Noting that there are no non-Windows XPS readers available today, DeMichillie said, “Regardless of what has been standardized and what hasn’t, for a government that wants to publish documents like tax forms for citizens to access, PDF is currently the only viable option.”

Stephen Walli, a former participant in the IEEE, Ecma and ISO POSIX standards communities, and currently vice president of open source development strategy at Optaros, said Microsoft is taking to Ecma a technology that they acknowledge is a PDF competitor.
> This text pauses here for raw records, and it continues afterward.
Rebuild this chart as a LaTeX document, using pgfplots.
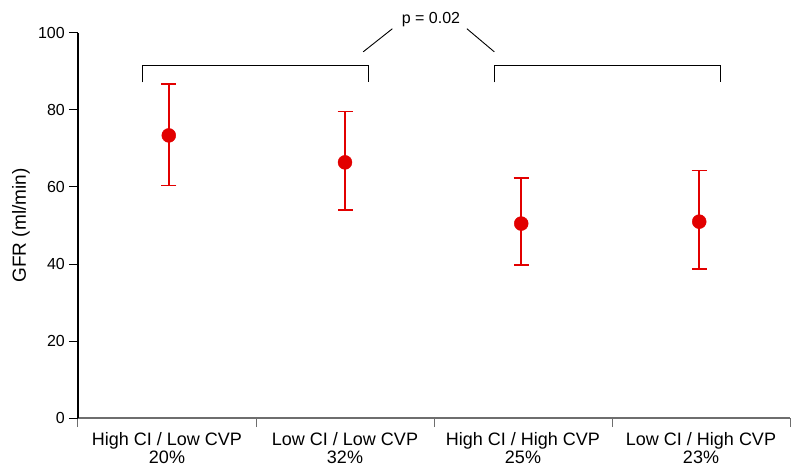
\documentclass[border=0pt]{standalone}
\usepackage{pgfplots}
\pgfplotsset{compat=1.18}
\usepackage{fontspec}
\setmainfont{Liberation Sans}
\definecolor{ptred}{RGB}{226,0,0}
\definecolor{axgray}{RGB}{110,110,110}
\begin{document}
\begin{tikzpicture}
\begin{axis}[
  scale only axis,
  width=712pt, height=385pt,
  xmin=0, xmax=4, ymin=0, ymax=100,
  clip=false,
  axis x line*=bottom, axis y line*=left,
  x axis line style={-, axgray, line width=1.3pt},
  y axis line style={-, black, line width=1.1pt},
  tick align=outside,
  major tick length=9pt,
  ytick={0,20,40,60,80,100},
  /pgf/number format/assume math mode=true,
  yticklabel style={font=\fontsize{16}{16}\selectfont, inner sep=0pt, xshift=-4pt},
  ytick style={black, line width=1pt},
  xtick={0,1,2,3,4},
  xticklabels={},
  xtick style={axgray, line width=1pt},
  extra x ticks={0.5,1.5,2.5,3.5},
  extra x tick labels={High CI / Low CVP\\20\%, Low CI / Low CVP\\32\%, High CI / High CVP\\25\%, Low CI / High CVP\\23\%},
  extra x tick style={major tick length=0pt, tick label style={font=\fontsize{18}{18.3}\selectfont, align=center, inner sep=0pt, anchor=north, yshift=-14pt}},
  ylabel={GFR (ml/min)},
  every axis y label/.style={at={([xshift=-48pt]axis description cs:0,0.5)}, rotate=90, anchor=south, font=\fontsize{19}{19}\selectfont, inner sep=0pt},
]
\addplot[only marks, mark=*, mark size=7pt, color=ptred,
  error bars/.cd, y dir=both, y explicit,
  error bar style={line width=1.5pt, ptred},
  error mark options={rotate=90, mark size=7.5pt, line width=1.5pt, ptred}]
  table[x=x, y=y, y error plus=ep, y error minus=em] {
x     y     ep    em
0.51  73.4  13.3  13.0
1.50  66.4  13.2  12.4
2.49  50.5  11.9  10.7
3.49  51.0  13.3  12.3
};
\draw[line width=1.2pt] (axis cs:0.363,87.2) -- (axis cs:0.363,91.5) -- (axis cs:1.631,91.5) -- (axis cs:1.631,87.2);
\draw[line width=1.2pt] (axis cs:2.339,87.2) -- (axis cs:2.339,91.5) -- (axis cs:3.608,91.5) -- (axis cs:3.608,87.2);
\draw[line width=0.9pt] (axis cs:1.602,95.1) -- (axis cs:1.766,101.1);
\draw[line width=0.9pt] (axis cs:2.185,101.1) -- (axis cs:2.339,95.1);
\node[font=\fontsize{16}{16}\selectfont, inner sep=0pt] at (axis cs:1.983,103.6) {p = 0.02};
\end{axis}
\pgfresetboundingbox
\path (-78pt,-56pt) rectangle (722pt,418pt);
\end{tikzpicture}
\end{document}
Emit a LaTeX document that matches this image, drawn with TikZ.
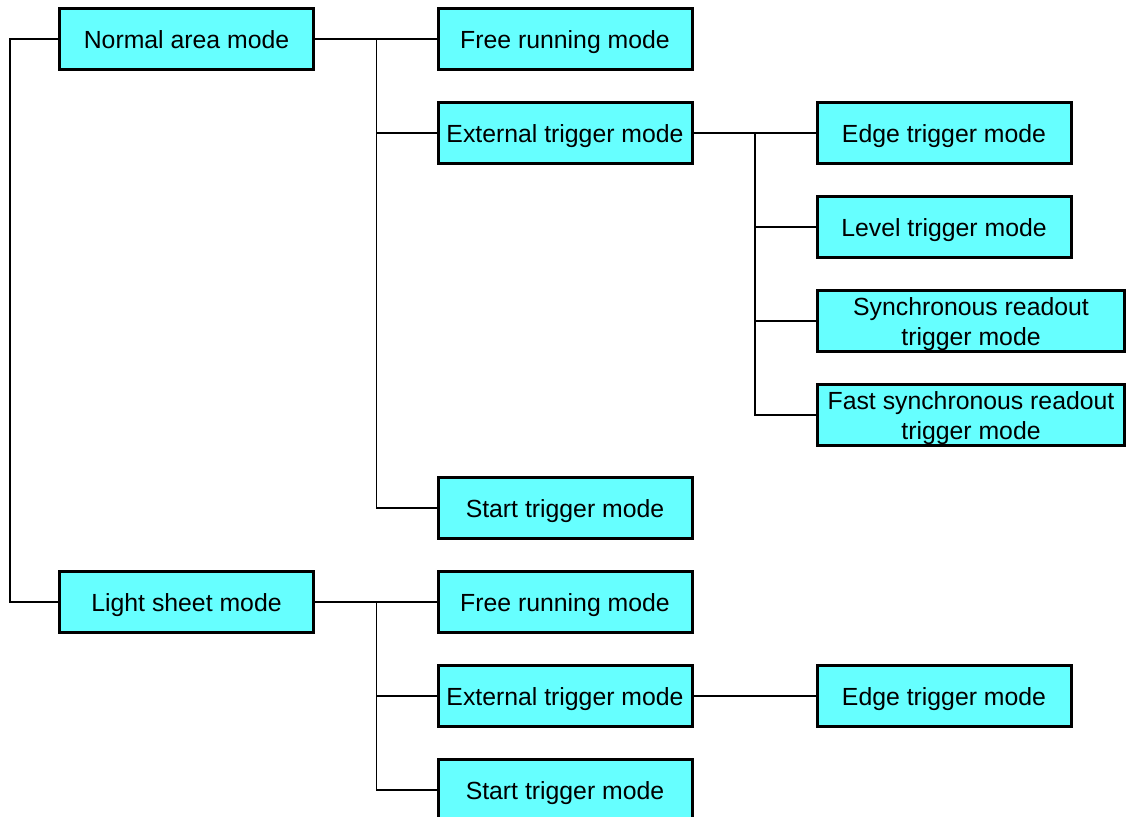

He added that XPS need not be standardized at this time and that standardizing early is “dangerous,” unless Microsoft expects to be the only implementation.

Microsoft’s Brooker pointed to Web standards as an example of how young standards can grow and become something useful with industry participation, and added that Ecma will decide when XPS is ready.

She explained that Ecma would be producing drafts and technical documentation that other developers can use to build XPS readers and translators.

But Walli went on to accuse Microsoft of dumping its new product specification into Ecma for competitive reasons. “They’re not evolving anything, they’re just competing with an accepted standard,” referring to Adobe’s PDF. Adobe did not respond to repeated requests to comment.

Jean Paoli, general manager of interoperability and XML architecture at Microsoft, stated that XPS was designed to solve a different set of problems than PDF is trying to solve.

He said the primary benefits of XPS are that it is optimized for the set of requirements needed for electronic paper, it uses an XML-based markup language for interoperability, and it can be implemented in document peripherals that need random access of content and streamed consumption.